キルトログ、ゲルスバ野営陣に戦闘隊長を追う

 早朝、私たちはサンドリアを出立した。ロンフォールには濃い朝霧がかかっている。この森にも様々な表情があるが、ふと振り返り、もやの中かがり火を灯す城門を眺めやると、サンドリア出身の冒険者たちが、この光景の中に見出すだろう郷愁が、何だか私の胸にも迫ってくる思いがした。


 ロンフォールからゲルスバは目と鼻の先である。目的地が近くなると、途端にバリケードと旗の数が多くなる。二重丸の印を見たApricotは、このマークはいったい何だろうと言う。彼女はウィンダス出身であるが、自国の他にはジュノにしか行ったことがなくて、オークの陣地に踏み込むことも初めてなのである。印の意味など考えたことがない私は返答に窮した。ヤグードのそれはまだ特殊な形であったが、流石に二重丸ほど単純になると、それが何のシンボルであるかなどは見当もつかない。

 めいめい意見を出しながら、私たちは野営陣に踏み込む。ここに6番目の仲間が待っている筈である。

「バットギットは、築陣術に長けてるんですよね」

 そうLeeshaが言う。続けてLibrossが、きゃつは体力と腕力には乏しいが、策に長じたずるい奴だ、と付け加える。標的の話をしているうち、端正だが精悍な面つきのエルヴァーンに出くわす。彼がRagnarokの友人Jack(ジャック)だ。メンバー唯一のナイトで、銀色に輝く鎖かたびらを身に纏っており、いかにも頼もしい。

 6人揃った我々は奥地を目指した。先導するのはLeeshaである。私が彼女と出会ったのはこの場所であった(ついでを言うと、Librossに声をかけられたのは西ロンフォールである)。私がここに来るのは2度目に過ぎないが、こうやって道を辿っていくと、もう随分前になる筈の前回の冒険が逐一思い出されて懐かしくなる。オークどもは私たちに恐れをなし、全く襲って来ようともせず、思い出し笑いをする暇はいくらでもあったのである。

 Apricotにとっては珍しい風景だろうと言うので、ぜひオークの珍兵器の一つである戦車を見て貰いたかったが、残念ながら道中の洞窟にはそれらしい影が無かった。なに、任務を終えて戻るまでに一体くらいは発見できるだろう。


妙に仲のいいオークたち。
左がバットギット

 長い吊り橋――思い出深い吊り橋!――を渡り、バリケードの間を抜けると、そこがハルヴァーの言う高台の集落である。問題の戦闘隊長はすぐに見つかった。どうやら部下の一人と思しきオーキシュ・メスメライザーと、仲良く肩を組むようにして、陣地をうろついている(注1)。その姿が滑稽なので思わず笑ってしまった。

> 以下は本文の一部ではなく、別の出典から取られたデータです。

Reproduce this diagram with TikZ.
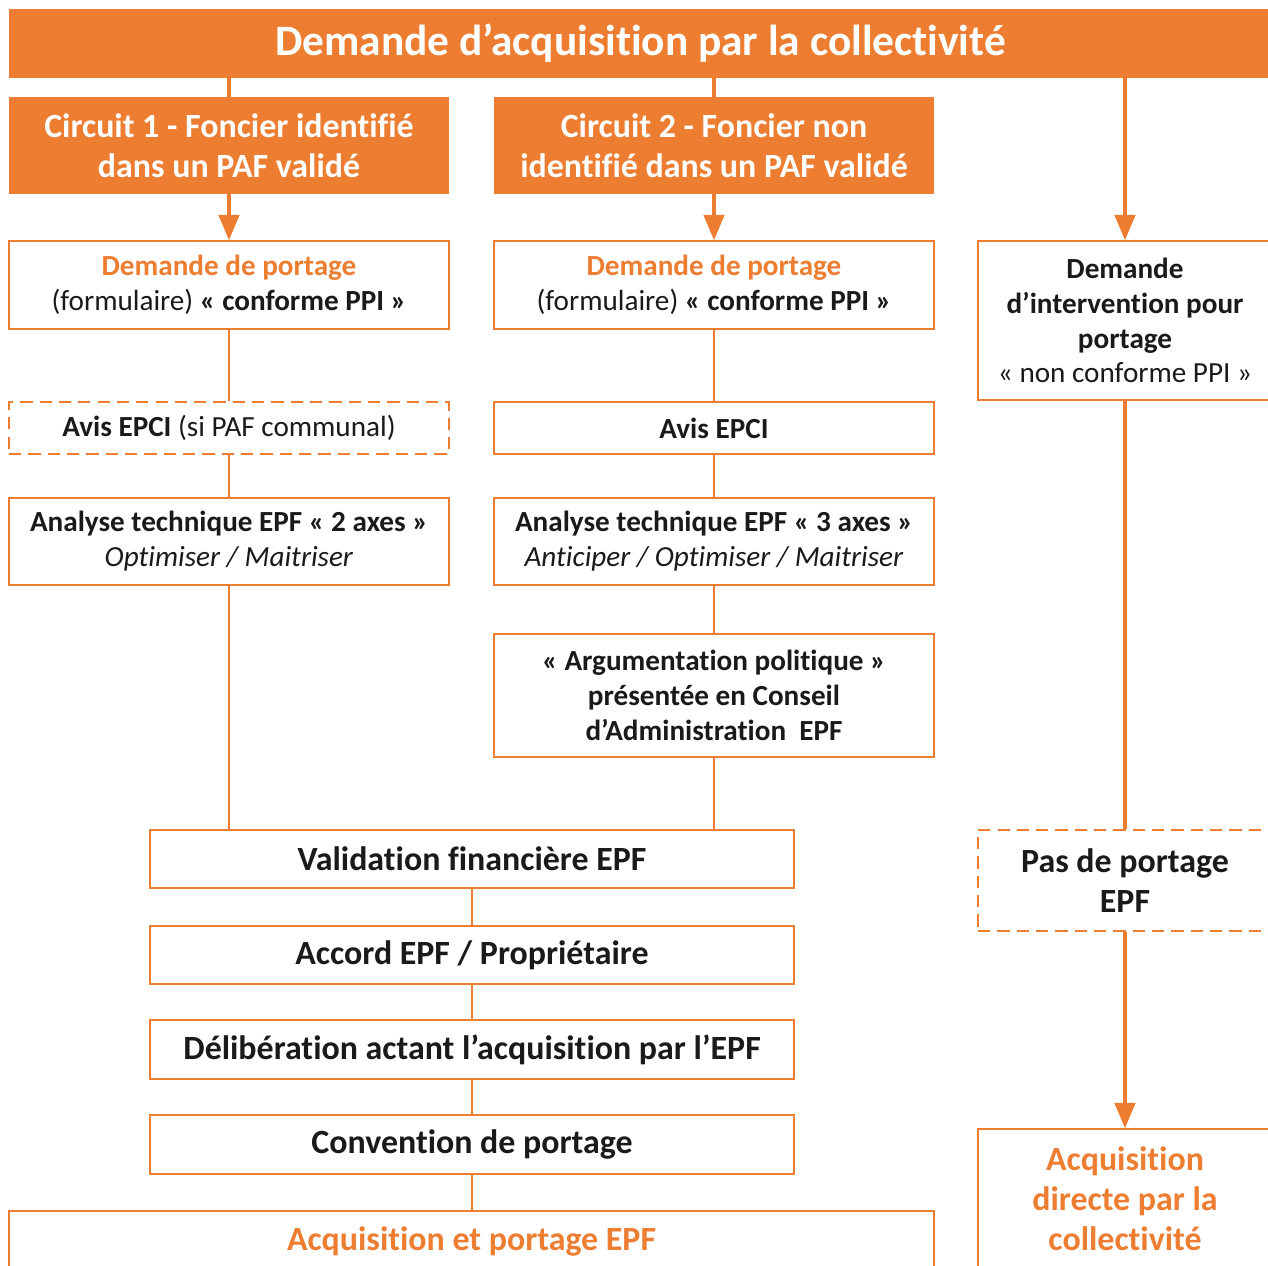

 バットギットは腕っぷしはそう強くないと言うが、「ウォーチーフ」などというからには、それなりの戦闘能力を誇る筈である。だが我々を目にしても、積極的に襲い掛かってこないところを見ると、実力の差は歴然と言わねばなるまい。あんまりすぐにとどめを差してはと、私たちは攻撃を渋り、周囲の景色を眺めていた。Jackなんぞは暇を持て余して、手近なオーク連中を叩き切ったりしている。

 Apricotが崖から下を眺めて感嘆の声を漏らした。それが景色のせいか、高さのせいかはよく判らなかったが、私はゲルスバの築城法が、理に適っていることを彼女に説明した。

 一般的に野城は山上に築かれる。敵を上から見下ろし、陣地の動きを監察するとともに、心理的圧力を加えるのは、兵法の基礎中の基礎である。唯一の問題は補給路だが、確かな井戸がひとつあれば籠城戦に耐え得る。眼下に流れる川の流れを見れば、ゲルスバの水源が豊富なのは一目瞭然である。

 この知恵は、バットギットのような小賢しいオークによるものなのか。それとも誰かの……。

 我々は奴らに襲い掛かった。戦闘は一瞬で終わった。私は後悔した……これほど呆気ないものと知っていたなら、クリルラの用件でも聞いてくればよかったものを。


 帰路、私たちは戦車を探した。どうせなら珍しいのを、ということで、ごく稀に現れる、手強いネームド・モンスターが出没する場所を、Leeshaに案内して貰った(注2)

オーク戦車、出撃!
水路を進む。
Apricotは水面の下

 ゲルスバでネームド・モンスターに遭遇する確率は大変に低いそうで、我々もこれを見つけることは出来なかったが、Apricotに見せたいものを見せることは出来た。オーク戦車の珍しい造形をひとしきり観察した後、我々はあっさりと決着をつけた。我々にとって難儀だったのは、戦闘よりも、その場所への行き来だった。ガルカの私であっても、心臓のすぐ下辺りが喫水線となるので、みんな鎧を濡らさずに済むことは出来なかった。とりわけタルタルのApricotは、どんなに背伸びをしても、顔が水面から下になったので、呼吸を我慢するのにずいぶん苦労したことだろう(注3)


 私たちは街へ戻った。領事へ報告をしたら、彼女はにっこりと笑って、今度から私とApricotを、冒険者として承認するよう宰相に伝えておく、と言った。それはつまり、今までは風来坊としてすら認知されてなかったことを意味する。

 あな恐ろしや、サンドリア政府。

注1
 二匹はポリゴンが一部重なった状態でしたが、モーションキャプチャーが共通していたらしく、同じ経路を動き回っていたので、見かけ肩を組んだような状態のまま、離れることがなかったのでした。

注2
 オ−ク戦車のNMは、24時間に一度しかポップせず、出現率が極めて低くなっています。

注3
 キャラクターが呼吸できないような状況でも、ゲーム的な制約は何もありません。完全に水面下に沈んでしまうのは小柄なタルタルくらいですが、水の中から景色を眺められるのは、同種族のプレイヤーに与えられたささやかな特権かもしれません。